Thuluth is the dominant script for monumental mosque calligraphy, a choice that reflects both practical and aesthetic logic. Its bold, clearly differentiated letterforms read legibly at the large scale required for architectural inscription, and its elongated ascenders create a vertical rhythm well suited to tall surfaces like the interiors of arched portals and the drums of domes. Kufic, an older angular script, is used for geometric tile patterns and border inscriptions where its angular letterforms fit naturally into geometric design grids. Naskh appears in smaller-scale inscriptions where readability at closer range matters more than visual impact from a distance.
Ottoman mosques, including the famous Topkapi Palace complexes and the Sultan Ahmed Mosque (the Blue Mosque) in Istanbul, extensively use glazed tilework for calligraphic inscriptions.
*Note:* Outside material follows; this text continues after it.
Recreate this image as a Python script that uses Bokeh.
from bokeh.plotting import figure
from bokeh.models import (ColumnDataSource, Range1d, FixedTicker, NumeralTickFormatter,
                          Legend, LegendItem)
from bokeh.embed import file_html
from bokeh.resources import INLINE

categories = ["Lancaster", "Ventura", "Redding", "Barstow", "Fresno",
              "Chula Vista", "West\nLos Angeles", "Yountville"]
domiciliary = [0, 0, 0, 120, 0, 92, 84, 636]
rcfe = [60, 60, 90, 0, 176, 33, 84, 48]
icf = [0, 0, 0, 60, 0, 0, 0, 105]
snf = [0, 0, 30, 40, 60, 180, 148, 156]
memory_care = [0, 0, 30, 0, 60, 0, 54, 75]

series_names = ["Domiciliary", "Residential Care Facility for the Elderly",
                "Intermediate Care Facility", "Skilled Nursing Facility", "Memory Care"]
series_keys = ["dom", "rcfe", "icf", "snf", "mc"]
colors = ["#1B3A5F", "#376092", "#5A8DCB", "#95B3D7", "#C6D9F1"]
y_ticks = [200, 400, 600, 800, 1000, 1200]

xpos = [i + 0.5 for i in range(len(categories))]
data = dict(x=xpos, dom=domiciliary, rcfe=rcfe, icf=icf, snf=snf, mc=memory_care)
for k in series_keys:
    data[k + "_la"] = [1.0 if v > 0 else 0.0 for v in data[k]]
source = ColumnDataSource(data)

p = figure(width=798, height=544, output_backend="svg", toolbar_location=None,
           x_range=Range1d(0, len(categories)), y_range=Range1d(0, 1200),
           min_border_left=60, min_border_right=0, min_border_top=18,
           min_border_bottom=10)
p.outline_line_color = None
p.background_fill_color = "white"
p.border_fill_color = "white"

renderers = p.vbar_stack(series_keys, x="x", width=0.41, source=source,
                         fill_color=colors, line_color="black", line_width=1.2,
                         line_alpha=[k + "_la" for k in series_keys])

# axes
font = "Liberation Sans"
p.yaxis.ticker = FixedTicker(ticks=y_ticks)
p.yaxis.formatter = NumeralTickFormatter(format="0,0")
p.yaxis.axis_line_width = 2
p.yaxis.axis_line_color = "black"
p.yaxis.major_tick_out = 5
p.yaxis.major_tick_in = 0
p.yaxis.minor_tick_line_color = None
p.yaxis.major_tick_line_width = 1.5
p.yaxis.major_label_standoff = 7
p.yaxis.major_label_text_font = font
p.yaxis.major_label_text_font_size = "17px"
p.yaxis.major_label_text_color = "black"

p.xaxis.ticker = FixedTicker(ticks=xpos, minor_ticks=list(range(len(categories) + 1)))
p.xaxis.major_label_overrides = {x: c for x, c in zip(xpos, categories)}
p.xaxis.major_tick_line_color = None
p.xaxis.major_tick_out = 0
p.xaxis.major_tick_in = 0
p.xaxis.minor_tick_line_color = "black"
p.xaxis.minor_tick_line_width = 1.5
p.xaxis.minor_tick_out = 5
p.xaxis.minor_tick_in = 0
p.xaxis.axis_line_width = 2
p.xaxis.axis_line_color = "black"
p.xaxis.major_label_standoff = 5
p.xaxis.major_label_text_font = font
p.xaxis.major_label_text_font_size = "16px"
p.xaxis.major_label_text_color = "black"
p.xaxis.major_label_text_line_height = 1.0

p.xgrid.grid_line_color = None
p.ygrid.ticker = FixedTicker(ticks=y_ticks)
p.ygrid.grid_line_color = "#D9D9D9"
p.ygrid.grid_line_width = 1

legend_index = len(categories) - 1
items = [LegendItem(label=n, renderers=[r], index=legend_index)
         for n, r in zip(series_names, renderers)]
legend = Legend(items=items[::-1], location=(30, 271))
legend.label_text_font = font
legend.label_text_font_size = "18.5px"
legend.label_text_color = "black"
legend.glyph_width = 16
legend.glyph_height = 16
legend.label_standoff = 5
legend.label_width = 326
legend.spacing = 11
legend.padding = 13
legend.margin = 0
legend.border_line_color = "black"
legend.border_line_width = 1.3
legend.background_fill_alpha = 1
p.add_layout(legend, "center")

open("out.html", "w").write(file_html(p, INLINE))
Iznik tiles, named for the town in northwest Turkey where they were produced, were fired at temperatures that produced exceptionally vibrant blues and greens, with calligraphy rendered in deep cobalt against white grounds. Creating tile calligraphy required transferring designs from paper cartoons to clay surfaces before firing, a process that demanded not just calligraphic skill but an understanding of how pigments and forms would shift during the kiln process.
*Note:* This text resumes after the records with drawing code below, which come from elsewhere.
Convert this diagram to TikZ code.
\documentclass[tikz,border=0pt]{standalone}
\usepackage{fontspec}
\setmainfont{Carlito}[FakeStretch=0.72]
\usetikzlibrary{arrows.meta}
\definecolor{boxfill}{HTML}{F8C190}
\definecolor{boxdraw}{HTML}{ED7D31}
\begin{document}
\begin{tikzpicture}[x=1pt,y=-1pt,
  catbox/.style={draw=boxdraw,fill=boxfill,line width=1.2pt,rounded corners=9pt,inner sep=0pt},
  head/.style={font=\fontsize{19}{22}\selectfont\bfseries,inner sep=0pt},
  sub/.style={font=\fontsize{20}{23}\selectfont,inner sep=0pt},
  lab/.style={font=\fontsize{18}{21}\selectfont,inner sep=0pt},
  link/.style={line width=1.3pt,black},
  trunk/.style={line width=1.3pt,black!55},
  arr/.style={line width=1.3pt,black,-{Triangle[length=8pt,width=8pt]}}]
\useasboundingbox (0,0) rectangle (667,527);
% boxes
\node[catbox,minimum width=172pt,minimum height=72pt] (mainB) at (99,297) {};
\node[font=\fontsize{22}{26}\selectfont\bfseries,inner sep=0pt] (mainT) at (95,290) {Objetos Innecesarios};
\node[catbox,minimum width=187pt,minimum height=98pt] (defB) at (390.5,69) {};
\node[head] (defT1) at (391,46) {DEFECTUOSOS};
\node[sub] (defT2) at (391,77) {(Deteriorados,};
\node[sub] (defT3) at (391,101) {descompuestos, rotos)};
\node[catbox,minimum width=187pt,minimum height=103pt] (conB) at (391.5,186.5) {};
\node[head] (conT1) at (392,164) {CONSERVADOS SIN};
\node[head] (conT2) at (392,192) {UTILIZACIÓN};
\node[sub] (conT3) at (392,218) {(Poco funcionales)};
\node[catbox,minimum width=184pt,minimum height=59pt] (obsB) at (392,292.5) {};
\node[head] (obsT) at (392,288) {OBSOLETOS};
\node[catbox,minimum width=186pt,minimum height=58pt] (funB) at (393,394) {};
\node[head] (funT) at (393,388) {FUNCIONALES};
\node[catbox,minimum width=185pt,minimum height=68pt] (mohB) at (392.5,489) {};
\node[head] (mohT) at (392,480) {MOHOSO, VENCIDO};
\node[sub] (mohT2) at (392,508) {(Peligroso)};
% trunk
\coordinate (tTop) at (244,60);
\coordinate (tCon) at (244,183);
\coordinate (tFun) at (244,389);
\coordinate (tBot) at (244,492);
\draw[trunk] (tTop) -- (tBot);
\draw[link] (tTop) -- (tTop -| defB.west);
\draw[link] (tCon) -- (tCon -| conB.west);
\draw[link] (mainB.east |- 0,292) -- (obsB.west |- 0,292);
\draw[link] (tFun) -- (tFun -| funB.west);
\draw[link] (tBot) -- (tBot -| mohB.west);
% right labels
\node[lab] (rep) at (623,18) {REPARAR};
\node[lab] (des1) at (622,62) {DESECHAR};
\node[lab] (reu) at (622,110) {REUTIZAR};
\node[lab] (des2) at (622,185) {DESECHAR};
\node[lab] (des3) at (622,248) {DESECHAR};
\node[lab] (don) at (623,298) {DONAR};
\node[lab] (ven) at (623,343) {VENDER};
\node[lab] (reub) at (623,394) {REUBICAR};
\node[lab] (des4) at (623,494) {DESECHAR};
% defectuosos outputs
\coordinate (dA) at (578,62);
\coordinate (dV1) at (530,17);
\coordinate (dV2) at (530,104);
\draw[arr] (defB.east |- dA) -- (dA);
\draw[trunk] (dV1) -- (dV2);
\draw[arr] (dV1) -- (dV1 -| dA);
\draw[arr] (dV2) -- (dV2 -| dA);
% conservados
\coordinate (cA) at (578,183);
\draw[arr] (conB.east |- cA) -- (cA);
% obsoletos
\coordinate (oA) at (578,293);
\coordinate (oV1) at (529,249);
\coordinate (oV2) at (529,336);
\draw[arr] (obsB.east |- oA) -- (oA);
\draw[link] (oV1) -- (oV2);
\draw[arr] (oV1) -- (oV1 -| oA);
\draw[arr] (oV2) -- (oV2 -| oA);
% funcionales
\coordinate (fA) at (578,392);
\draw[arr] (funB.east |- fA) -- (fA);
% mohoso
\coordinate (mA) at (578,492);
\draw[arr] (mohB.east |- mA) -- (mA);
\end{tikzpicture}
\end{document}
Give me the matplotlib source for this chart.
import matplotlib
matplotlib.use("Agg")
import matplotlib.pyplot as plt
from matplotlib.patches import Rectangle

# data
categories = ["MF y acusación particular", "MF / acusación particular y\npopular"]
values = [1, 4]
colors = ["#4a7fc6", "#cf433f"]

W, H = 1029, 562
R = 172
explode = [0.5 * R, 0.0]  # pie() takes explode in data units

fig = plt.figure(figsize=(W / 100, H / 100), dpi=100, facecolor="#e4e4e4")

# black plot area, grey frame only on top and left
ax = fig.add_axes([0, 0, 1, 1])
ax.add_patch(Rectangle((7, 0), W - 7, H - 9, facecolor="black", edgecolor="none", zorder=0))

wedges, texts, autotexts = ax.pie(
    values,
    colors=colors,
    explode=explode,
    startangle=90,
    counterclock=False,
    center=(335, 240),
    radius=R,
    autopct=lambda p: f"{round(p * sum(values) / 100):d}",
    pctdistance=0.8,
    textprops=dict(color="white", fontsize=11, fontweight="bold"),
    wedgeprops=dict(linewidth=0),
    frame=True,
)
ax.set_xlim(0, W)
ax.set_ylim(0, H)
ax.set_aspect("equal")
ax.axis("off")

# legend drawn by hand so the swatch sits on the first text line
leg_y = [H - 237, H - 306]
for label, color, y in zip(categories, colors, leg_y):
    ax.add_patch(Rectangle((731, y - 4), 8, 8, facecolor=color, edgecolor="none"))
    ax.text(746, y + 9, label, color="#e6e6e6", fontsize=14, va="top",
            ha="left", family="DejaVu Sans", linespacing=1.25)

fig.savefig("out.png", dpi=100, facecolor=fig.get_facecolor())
Mughal mosques in South Asia, including the Badshahi Mosque in Lahore and the Jama Masjid in Delhi, show a somewhat different visual vocabulary than their Ottoman counterparts. Marble inlay (pietra dura) calligraphy replaces tile in many prestige surfaces, with Arabic verses carved in relief into white marble panels or set as contrasting stone inlays. Nastaliq appears more frequently in South Asian mosque inscriptions than in Middle Eastern ones, reflecting the script's dominant role in the Persian and later Urdu literary culture of the region.
Approaching a mosque's calligraphic inscriptions with even a basic knowledge of Arabic script, or the ability to recognize common phrases like the Bismillah, the Shahada, or the names of Allah, fundamentally changes the experience of the space. Walls that might otherwise read as abstract decoration become a navigable text, one that reveals not just what was written but how the builders understood the purpose of each architectural element. Our Alphabet Explorer and Learn page are good starting points for building that reading fluency.
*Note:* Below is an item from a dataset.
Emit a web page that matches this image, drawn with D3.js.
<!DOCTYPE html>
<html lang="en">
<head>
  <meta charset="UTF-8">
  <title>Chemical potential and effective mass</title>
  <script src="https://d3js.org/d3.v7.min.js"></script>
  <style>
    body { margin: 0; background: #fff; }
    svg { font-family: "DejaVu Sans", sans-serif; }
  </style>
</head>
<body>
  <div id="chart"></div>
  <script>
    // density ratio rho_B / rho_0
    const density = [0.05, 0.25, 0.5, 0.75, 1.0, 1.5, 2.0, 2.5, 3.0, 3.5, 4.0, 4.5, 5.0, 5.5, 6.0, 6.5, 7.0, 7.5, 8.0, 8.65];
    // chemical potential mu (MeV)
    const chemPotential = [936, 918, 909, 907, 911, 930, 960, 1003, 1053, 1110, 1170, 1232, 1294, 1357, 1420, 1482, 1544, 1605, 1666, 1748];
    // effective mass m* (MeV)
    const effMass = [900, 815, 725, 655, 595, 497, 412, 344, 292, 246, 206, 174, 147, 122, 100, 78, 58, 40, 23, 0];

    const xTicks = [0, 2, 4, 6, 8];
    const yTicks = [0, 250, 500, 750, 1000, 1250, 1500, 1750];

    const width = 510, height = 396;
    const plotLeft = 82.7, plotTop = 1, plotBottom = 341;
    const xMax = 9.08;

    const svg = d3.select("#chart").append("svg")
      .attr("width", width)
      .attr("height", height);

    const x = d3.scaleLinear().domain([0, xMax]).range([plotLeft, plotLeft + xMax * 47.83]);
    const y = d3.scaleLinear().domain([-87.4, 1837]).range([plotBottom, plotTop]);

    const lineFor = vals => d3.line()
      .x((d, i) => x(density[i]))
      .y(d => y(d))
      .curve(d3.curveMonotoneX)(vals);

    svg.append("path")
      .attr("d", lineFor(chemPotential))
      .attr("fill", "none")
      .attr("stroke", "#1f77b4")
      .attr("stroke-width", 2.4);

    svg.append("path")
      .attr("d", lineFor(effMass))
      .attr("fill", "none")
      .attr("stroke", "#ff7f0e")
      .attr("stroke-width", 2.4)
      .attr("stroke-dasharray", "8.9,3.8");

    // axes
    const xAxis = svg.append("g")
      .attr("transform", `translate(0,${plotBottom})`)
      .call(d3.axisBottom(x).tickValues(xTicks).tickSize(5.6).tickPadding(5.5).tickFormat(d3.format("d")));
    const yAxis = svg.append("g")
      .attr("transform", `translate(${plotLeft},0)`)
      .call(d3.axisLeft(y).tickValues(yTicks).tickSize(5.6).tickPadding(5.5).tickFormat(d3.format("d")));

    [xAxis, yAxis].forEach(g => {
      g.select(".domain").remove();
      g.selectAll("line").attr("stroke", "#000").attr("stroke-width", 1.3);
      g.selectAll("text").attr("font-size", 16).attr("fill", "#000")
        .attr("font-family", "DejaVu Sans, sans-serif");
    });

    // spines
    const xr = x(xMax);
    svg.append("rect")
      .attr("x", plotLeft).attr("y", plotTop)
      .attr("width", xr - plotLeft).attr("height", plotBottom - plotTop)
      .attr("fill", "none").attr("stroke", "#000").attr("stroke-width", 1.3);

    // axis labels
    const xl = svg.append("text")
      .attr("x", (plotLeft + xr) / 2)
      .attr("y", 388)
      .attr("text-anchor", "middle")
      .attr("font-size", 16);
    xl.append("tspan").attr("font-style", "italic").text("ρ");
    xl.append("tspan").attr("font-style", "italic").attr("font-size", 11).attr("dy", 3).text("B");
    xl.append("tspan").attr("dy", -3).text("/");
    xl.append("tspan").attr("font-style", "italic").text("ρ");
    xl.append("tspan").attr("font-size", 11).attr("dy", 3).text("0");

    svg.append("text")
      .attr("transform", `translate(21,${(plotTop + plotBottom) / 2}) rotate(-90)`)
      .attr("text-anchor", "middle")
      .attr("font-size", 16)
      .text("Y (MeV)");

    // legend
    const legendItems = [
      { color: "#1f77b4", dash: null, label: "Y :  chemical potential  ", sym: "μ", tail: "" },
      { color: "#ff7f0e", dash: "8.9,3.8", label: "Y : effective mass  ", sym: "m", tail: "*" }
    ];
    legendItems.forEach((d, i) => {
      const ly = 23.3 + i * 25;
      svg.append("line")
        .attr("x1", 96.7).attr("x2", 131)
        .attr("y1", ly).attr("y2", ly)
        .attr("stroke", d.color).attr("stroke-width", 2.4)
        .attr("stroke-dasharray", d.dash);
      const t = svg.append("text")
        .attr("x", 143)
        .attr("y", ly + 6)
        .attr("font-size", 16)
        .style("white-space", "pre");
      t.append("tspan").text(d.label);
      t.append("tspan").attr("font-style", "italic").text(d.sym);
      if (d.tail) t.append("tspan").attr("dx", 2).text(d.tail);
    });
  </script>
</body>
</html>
One of the most visually striking features of mosque calligraphy is how often it's integrated with geometric decoration rather than placed separately. Arabesque patterns and geometric tilework surround and frame calligraphic panels in a relationship that is deliberately compositional rather than merely decorative. The geometric patterns, governed by mathematical relationships, reflect one approach to representing the infinite and orderly nature of creation, while the calligraphic text carries literal meaning. The two systems reinforce each other visually in ways that have made Islamic architectural decoration one of the most immediately recognizable aesthetic traditions globally.
New mosques built today range from those that follow traditional calligraphic conventions closely to those that use highly modernized, sometimes digital or architectural interpretations of Arabic script. Computer-aided design and modern fabrication have enabled letterforms cut into metal or stone at scales and precisions that would have been impractical by hand, expanding the visual possibilities while raising questions in some quarters about whether machine production changes the spiritual character of the work. This is an ongoing conversation in contemporary Islamic art and architecture without a settled consensus.